“It is odd that the shortage of low-income
housing gets little attention, even among experts on the left. Decent
affordable shelter is a primal human need, and its disappearance is one of the
most troubling results of growing inequality.
Housing patterns shape more visible issues like schools, jobs, and crime.
What’s more, the affordability crisis, though worst at the bottom, is creeping
well into the lower middle class. Perhaps the democratizing of shelter poverty
will broaden public concern.
“A major point to keep in mind is that the US
spends huge sums to subsidize housing for people who are well-off (through the
mortgage interest deduction and other tax breaks) while most poor renters get
nothing: only one of four low-income households that qualify for assistance
gets it. Desmond’s solution—give all eligible households a voucher, creating a
right to housing—has little active support, even from liberals.
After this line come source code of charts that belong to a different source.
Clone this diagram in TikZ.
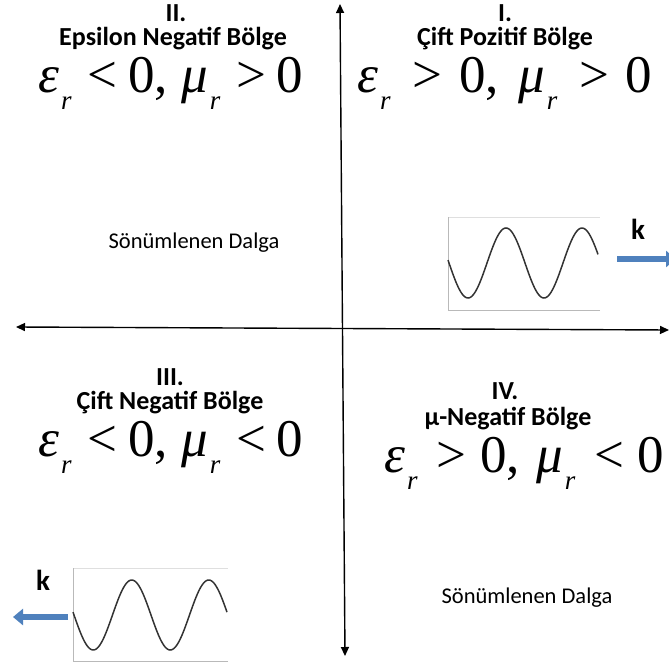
\documentclass[tikz,border=0pt]{standalone}
\usepackage{fontspec}
\setmainfont{Carlito}
\newfontfamily\formfont{Liberation Serif}
\usetikzlibrary{arrows.meta}
\definecolor{kblue}{RGB}{79,129,189}
\newcommand{\subr}{\hspace{0.04em}\raisebox{-0.32em}{\fontsize{27}{27}\selectfont\itshape r}}
% #5 = extra gap
\newcommand{\frm}[5]{{\formfont\fontsize{53}{53}\selectfont\itshape #1\subr\upshape\hspace{\dimexpr0.3em+#5\relax}#2\hspace{\dimexpr0.2em+#5\relax}0,\hspace{\dimexpr0.25em+#5\relax}\itshape #3\subr\upshape\hspace{\dimexpr0.3em+#5\relax}#4\hspace{\dimexpr0.2em+#5\relax}0}}
\begin{document}
\begin{tikzpicture}[x=1pt,y=-1pt,
  roman/.style={font=\fontsize{26}{26}\selectfont\bfseries,inner sep=0pt},
  head/.style={font=\fontsize{26}{26}\selectfont\bfseries,inner sep=0pt},
  note/.style={font=\fontsize{22.5}{22.5}\selectfont},
  formula/.style={anchor=west,inner sep=0pt},
  axis/.style={line width=1.4pt,{Triangle[length=9pt,width=8pt]}-{Triangle[length=9pt,width=8pt]}},
  frameline/.style={gray!55,line width=0.8pt},
  frametop/.style={gray!25,line width=0.8pt},
  wave/.style={line width=1.5pt,black!80,smooth},
  karrow/.style={kblue,line width=6.5pt,-{Triangle[length=10pt,width=16pt]}},
  klabel/.style={font=\fontsize{29}{29}\selectfont\bfseries}]
\useasboundingbox (0,0) rectangle (669,663);
% axes
\coordinate (xl) at (16,327);
\coordinate (xr) at (669,330);
\coordinate (yt) at (340,4);
\coordinate (yb) at (345,656);
\draw[axis] (xl) -- (xr);
\draw[axis] (yt) -- (yb);
% Quadrant II
\node[roman] (r2) at (176,13) {II.};
\node[head] (h2) at (173,39) {Epsilon Negatif Bölge};
\node[formula] (f2) at (38,83) {\frm{ε}{<}{μ}{>}{0pt}};
\node[note] (s2) at (194,243) {Sönümlenen Dalga};
% Quadrant I
\node[roman] (r1) at (505,13) {I.};
\node[head] (h1) at (505,39) {Çift Pozitif Bölge};
\node[formula] (f1) at (357,83) {\frm{ε}{>}{μ}{>}{6pt}};
% Quadrant III
\node[roman] (r3) at (170,377) {III.};
\node[head] (h3) at (170,403) {Çift Negatif Bölge};
\node[formula] (f3) at (38,447) {\frm{ε}{<}{μ}{<}{0pt}};
% Quadrant IV
\node[roman] (r4) at (505,391) {IV.};
\node[head] (h4) at (508,419) {μ-Negatif Bölge};
\node[formula] (f4) at (384,463) {\frm{ε}{>}{μ}{<}{3pt}};
\node[note] (s4) at (527,598) {Sönümlenen Dalga};
% wave box I
\draw[frametop] (448,217) -- (600,217);
\draw[frameline] (600,310) -- (448,310) -- (448,217);
\draw[wave] plot[domain=448:598,samples=120] (\x,{263+35*sin(4.7368*(\x-449))});
\node[klabel] (k1) at (638,229) {k};
\coordinate (a1s) at (617,259);
\coordinate (a1e) at (676,259);
\draw[karrow] (a1s) -- (a1e);
% wave box III
\draw[frametop] (73,568) -- (228,568);
\draw[frameline] (228,661) -- (73,661) -- (73,568);
\draw[wave] plot[domain=73:227,samples=120] (\x,{615+35*sin(4.6753*(\x-74))});
\node[klabel] (k3) at (43,580) {k};
\coordinate (a3s) at (68,617);
\coordinate (a3e) at (13,617);
\draw[karrow] (a3s) -- (a3e);
\end{tikzpicture}
\end{document}
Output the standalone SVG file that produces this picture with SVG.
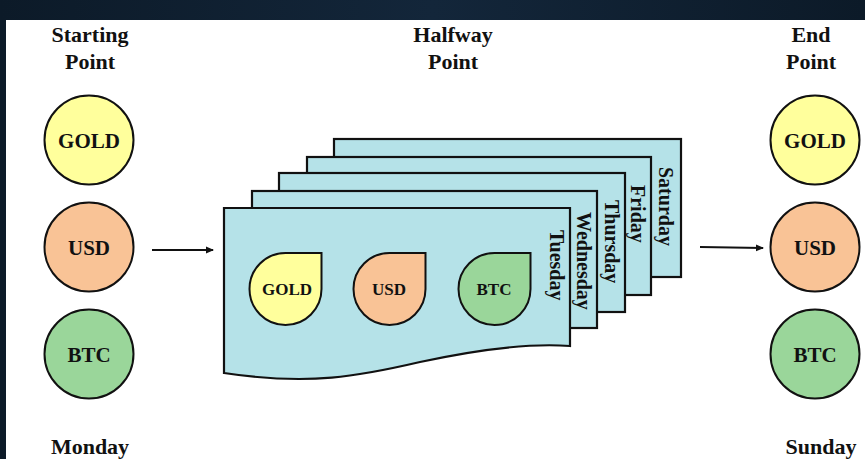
<svg xmlns="http://www.w3.org/2000/svg" width="865" height="459" viewBox="0 0 865 459">
  <style>
    text { font-family: "Liberation Serif", "Times New Roman", serif; font-weight: bold; fill: #111; }
    .hdr { font-size: 22px; text-anchor: middle; }
    .ct { font-size: 21px; text-anchor: middle; }
    .dt { font-size: 17px; text-anchor: middle; }
    .day { font-size: 20px; }
    .ln { stroke: #111; stroke-width: 2; }
    .sheet { fill: #b5e2e8; stroke: #111; stroke-width: 2.2; }
    .gold { fill: #ffff9c; }
    .usd { fill: #f9c396; }
    .btc { fill: #9ad69a; }
  </style>
  <defs>
    <marker id="ah" markerWidth="8" markerHeight="8" refX="7" refY="4" orient="auto" markerUnits="userSpaceOnUse">
      <path d="M0,0.5 L8,4 L0,7.5 Z" fill="#111"/>
    </marker>
    <linearGradient id="bg" x1="0" y1="0" x2="1" y2="0">
      <stop offset="0" stop-color="#0c1a28"/>
      <stop offset="0.5" stop-color="#13263a"/>
      <stop offset="1" stop-color="#0c1a28"/>
    </linearGradient>
  </defs>

  <rect x="0" y="0" width="865" height="459" fill="url(#bg)"/>
  <rect x="6" y="20" width="859" height="439" fill="#ffffff"/>

  <g id="headers">
    <text class="hdr" x="90" y="42">Starting</text>
    <text class="hdr" x="90" y="69">Point</text>
    <text class="hdr" x="453" y="42">Halfway</text>
    <text class="hdr" x="453" y="69">Point</text>
    <text class="hdr" x="811" y="42">End</text>
    <text class="hdr" x="811" y="69">Point</text>
    <text class="hdr" x="90" y="454">Monday</text>
    <text class="hdr" x="821" y="454">Sunday</text>
  </g>

  <g id="start-gold"><circle class="ln gold" cx="89" cy="140" r="44.5"/><text class="ct" x="89" y="148">GOLD</text></g>
  <g id="start-usd"><circle class="ln usd" cx="89" cy="247" r="44.5"/><text class="ct" x="89" y="255">USD</text></g>
  <g id="start-btc"><circle class="ln btc" cx="89" cy="354" r="44.5"/><text class="ct" x="89" y="362">BTC</text></g>

  <g id="end-gold"><circle class="ln gold" cx="815" cy="140" r="44.5"/><text class="ct" x="815" y="148">GOLD</text></g>
  <g id="end-usd"><circle class="ln usd" cx="815" cy="247" r="44.5"/><text class="ct" x="815" y="255">USD</text></g>
  <g id="end-btc"><circle class="ln btc" cx="815" cy="354" r="44.5"/><text class="ct" x="815" y="362">BTC</text></g>

  <g id="saturday">
    <rect class="sheet" x="334" y="139" width="347" height="138"/>
    <text class="day" transform="translate(659,167) rotate(90)">Saturday</text>
  </g>
  <g id="friday">
    <rect class="sheet" x="307" y="157" width="344" height="138"/>
    <text class="day" transform="translate(631,185) rotate(90)">Friday</text>
  </g>
  <g id="thursday">
    <rect class="sheet" x="279" y="173" width="346" height="139"/>
    <text class="day" transform="translate(605,200) rotate(90)">Thursday</text>
  </g>
  <g id="wednesday">
    <rect class="sheet" x="252" y="191" width="345" height="137"/>
    <text class="day" transform="translate(577,212) rotate(90)">Wednesday</text>
  </g>
  <g id="tuesday">
    <path class="sheet" d="M224,208 H570 V346 C530,343 480,349 420,362 C360,376 310,386 224,373 Z"/>
    <text class="day" transform="translate(550,230) rotate(90)">Tuesday</text>
  </g>

  <g id="drop-gold">
    <path class="ln gold" d="M285.5,253 H321.5 V289 A36,36 0 1 1 285.5,253 Z"/>
    <text class="dt" x="287" y="295">GOLD</text>
  </g>
  <g id="drop-usd">
    <path class="ln usd" d="M389.5,253 H425.5 V289 A36,36 0 1 1 389.5,253 Z"/>
    <text class="dt" x="389" y="295">USD</text>
  </g>
  <g id="drop-btc">
    <path class="ln btc" d="M494.5,253 H530.5 V289 A36,36 0 1 1 494.5,253 Z"/>
    <text class="dt" x="494" y="295">BTC</text>
  </g>

  <g id="connectors">
    <line class="ln" x1="152" y1="250" x2="213" y2="250" marker-end="url(#ah)"/>
    <line class="ln" x1="700" y1="247" x2="763" y2="248" marker-end="url(#ah)"/>
  </g>
</svg>
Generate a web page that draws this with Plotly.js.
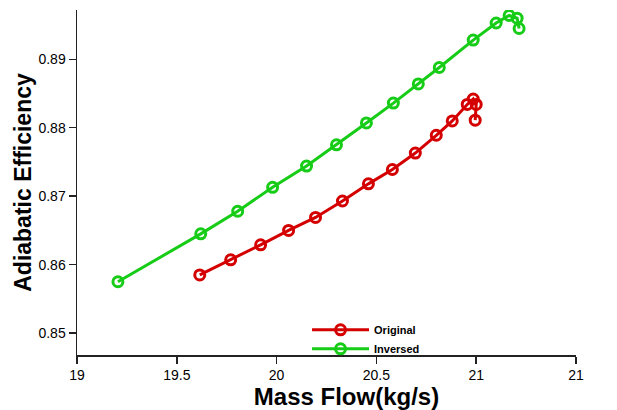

But a major
study released last summer showed that vouchers, under the right circumstances,
can dramatically improve children’s prospects of breaking out of poverty. Evicted doesn’t cinch the case
for a universal voucher; it does capture the perversity of the status quo and
invite alternate proposals.”
Jason DeParle, “Kicked Out in America,” a review in the New
York Review (March 10, 2016, pp:25-27) of Evicted: Poverty and Profit in
the American City, by Matthew Desmond.